__Task to carry out__:
Keep every line where the word "Apache" appears; drop the rest.

__Given records__:
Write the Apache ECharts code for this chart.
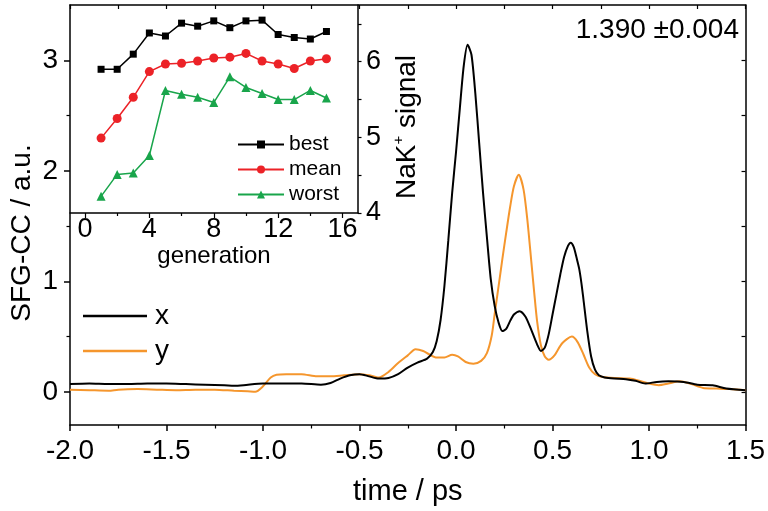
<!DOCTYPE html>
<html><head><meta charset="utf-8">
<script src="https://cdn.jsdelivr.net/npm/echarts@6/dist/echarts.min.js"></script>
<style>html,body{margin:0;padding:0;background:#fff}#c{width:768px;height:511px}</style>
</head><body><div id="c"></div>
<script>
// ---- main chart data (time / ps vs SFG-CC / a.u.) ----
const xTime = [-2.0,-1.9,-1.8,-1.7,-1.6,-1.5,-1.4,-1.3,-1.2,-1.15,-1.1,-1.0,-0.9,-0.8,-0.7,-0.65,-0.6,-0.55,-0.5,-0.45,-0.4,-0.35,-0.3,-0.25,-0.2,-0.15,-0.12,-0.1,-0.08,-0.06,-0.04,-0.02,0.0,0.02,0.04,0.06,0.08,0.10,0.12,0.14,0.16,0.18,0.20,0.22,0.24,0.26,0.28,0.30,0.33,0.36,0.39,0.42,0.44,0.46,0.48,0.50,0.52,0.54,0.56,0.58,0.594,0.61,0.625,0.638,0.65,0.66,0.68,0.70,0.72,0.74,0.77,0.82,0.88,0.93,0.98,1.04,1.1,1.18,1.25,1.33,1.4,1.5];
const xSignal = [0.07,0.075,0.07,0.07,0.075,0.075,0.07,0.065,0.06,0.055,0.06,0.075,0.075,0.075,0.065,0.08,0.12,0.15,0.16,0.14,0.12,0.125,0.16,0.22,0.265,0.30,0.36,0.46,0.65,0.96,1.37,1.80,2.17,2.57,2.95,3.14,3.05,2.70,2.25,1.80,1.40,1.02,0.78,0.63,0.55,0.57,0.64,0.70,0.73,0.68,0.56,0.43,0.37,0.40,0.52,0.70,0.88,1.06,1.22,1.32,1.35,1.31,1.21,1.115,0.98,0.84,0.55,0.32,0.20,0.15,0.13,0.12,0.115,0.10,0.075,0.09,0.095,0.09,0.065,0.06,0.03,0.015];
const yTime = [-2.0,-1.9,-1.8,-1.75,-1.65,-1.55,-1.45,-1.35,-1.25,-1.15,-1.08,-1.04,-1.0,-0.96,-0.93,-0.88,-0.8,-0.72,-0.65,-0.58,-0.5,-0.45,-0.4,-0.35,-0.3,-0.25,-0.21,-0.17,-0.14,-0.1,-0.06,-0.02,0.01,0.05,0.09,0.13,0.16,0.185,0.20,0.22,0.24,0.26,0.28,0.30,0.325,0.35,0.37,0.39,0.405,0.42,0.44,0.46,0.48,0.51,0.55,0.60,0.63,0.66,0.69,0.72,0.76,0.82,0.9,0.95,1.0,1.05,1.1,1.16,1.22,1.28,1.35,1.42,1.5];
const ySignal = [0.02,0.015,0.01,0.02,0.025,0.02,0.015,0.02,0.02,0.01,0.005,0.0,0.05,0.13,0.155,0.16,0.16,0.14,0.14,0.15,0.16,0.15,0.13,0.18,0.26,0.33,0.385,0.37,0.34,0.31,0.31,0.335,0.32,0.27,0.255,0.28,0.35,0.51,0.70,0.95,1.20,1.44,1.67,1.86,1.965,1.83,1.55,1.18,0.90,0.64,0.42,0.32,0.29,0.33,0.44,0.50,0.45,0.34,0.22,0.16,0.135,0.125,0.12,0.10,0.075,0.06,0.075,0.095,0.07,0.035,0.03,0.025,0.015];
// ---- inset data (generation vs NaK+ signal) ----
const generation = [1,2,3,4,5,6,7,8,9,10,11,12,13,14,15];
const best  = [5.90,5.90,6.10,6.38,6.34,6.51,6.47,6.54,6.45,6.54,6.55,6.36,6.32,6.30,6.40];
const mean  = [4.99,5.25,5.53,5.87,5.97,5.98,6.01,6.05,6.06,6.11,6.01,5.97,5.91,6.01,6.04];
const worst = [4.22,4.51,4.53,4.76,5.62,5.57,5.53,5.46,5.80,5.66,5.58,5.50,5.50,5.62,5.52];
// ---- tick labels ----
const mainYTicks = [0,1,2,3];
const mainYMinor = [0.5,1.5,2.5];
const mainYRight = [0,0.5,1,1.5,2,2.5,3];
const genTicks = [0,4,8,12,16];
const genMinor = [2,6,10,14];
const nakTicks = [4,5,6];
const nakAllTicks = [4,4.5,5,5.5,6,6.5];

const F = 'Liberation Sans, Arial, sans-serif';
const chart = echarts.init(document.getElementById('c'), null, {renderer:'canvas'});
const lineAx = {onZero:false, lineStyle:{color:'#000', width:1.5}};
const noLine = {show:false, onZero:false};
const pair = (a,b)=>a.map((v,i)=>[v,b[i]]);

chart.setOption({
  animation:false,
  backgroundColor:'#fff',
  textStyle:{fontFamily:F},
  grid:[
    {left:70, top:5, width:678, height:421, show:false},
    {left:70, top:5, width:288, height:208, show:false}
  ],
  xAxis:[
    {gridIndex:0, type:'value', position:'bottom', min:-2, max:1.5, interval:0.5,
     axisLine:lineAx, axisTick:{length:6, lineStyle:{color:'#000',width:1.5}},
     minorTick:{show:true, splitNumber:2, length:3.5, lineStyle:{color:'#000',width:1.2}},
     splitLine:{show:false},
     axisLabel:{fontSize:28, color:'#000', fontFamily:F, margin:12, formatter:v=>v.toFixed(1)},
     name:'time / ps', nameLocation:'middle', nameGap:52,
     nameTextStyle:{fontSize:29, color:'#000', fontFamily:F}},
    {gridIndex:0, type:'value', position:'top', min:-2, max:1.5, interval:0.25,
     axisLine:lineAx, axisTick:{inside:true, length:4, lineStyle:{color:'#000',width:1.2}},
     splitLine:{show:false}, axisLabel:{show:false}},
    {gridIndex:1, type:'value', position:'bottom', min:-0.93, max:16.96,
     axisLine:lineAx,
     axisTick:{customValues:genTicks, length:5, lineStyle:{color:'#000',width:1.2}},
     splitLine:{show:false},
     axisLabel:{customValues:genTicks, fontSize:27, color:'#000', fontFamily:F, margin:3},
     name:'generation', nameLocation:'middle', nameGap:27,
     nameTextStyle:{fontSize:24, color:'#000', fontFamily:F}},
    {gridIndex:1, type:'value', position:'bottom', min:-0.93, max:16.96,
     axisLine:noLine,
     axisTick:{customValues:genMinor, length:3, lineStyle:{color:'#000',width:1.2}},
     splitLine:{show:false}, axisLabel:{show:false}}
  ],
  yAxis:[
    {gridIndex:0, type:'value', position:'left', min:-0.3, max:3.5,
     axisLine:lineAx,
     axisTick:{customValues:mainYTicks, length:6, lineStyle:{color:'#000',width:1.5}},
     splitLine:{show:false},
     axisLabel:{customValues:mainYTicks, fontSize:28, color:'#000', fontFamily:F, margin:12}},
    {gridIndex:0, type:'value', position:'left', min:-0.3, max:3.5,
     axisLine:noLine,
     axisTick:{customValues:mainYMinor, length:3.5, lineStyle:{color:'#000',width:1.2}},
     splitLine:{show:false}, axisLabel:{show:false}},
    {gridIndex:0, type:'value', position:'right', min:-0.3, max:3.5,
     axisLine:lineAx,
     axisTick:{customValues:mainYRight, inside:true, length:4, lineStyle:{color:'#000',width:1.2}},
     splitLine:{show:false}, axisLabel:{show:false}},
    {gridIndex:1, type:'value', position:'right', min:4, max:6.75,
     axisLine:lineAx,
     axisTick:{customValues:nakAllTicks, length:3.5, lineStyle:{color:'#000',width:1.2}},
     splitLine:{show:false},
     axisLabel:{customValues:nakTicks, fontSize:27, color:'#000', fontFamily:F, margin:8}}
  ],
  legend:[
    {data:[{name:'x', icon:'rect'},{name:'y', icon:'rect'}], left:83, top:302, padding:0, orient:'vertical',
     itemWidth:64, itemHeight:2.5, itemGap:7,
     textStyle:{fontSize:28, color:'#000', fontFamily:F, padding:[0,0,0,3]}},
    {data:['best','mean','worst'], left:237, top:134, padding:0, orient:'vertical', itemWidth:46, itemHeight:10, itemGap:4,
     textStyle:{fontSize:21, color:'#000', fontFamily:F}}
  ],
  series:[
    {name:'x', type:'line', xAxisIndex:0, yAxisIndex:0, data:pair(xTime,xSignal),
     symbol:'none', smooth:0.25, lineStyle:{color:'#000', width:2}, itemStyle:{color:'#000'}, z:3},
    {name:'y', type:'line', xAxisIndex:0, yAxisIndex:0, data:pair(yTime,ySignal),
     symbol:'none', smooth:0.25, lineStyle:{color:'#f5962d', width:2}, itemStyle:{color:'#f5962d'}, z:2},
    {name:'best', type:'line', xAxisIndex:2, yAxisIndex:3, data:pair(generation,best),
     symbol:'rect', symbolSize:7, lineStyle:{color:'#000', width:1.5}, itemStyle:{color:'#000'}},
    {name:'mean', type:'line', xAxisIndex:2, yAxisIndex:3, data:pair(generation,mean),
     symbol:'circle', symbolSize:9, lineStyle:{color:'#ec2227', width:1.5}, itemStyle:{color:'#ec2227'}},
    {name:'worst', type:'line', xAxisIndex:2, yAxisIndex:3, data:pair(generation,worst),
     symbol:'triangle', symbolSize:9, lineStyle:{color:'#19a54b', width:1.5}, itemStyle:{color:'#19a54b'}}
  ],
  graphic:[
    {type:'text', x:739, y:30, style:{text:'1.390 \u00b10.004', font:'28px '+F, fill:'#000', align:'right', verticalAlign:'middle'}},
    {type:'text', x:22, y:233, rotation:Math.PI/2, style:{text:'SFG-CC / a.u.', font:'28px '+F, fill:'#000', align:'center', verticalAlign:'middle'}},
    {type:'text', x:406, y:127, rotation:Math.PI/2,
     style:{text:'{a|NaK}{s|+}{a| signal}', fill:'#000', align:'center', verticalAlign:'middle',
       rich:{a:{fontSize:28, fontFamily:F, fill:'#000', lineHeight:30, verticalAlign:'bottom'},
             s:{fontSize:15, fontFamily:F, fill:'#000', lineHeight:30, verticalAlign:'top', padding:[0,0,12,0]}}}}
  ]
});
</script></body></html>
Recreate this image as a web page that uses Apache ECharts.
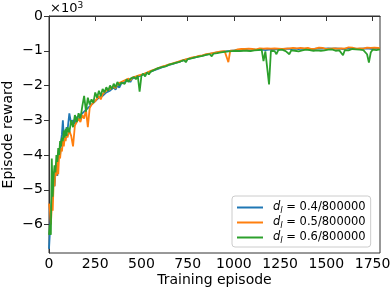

__Result__:
Write the Apache ECharts code for this chart.
Recreate this image as a web page that uses Apache ECharts.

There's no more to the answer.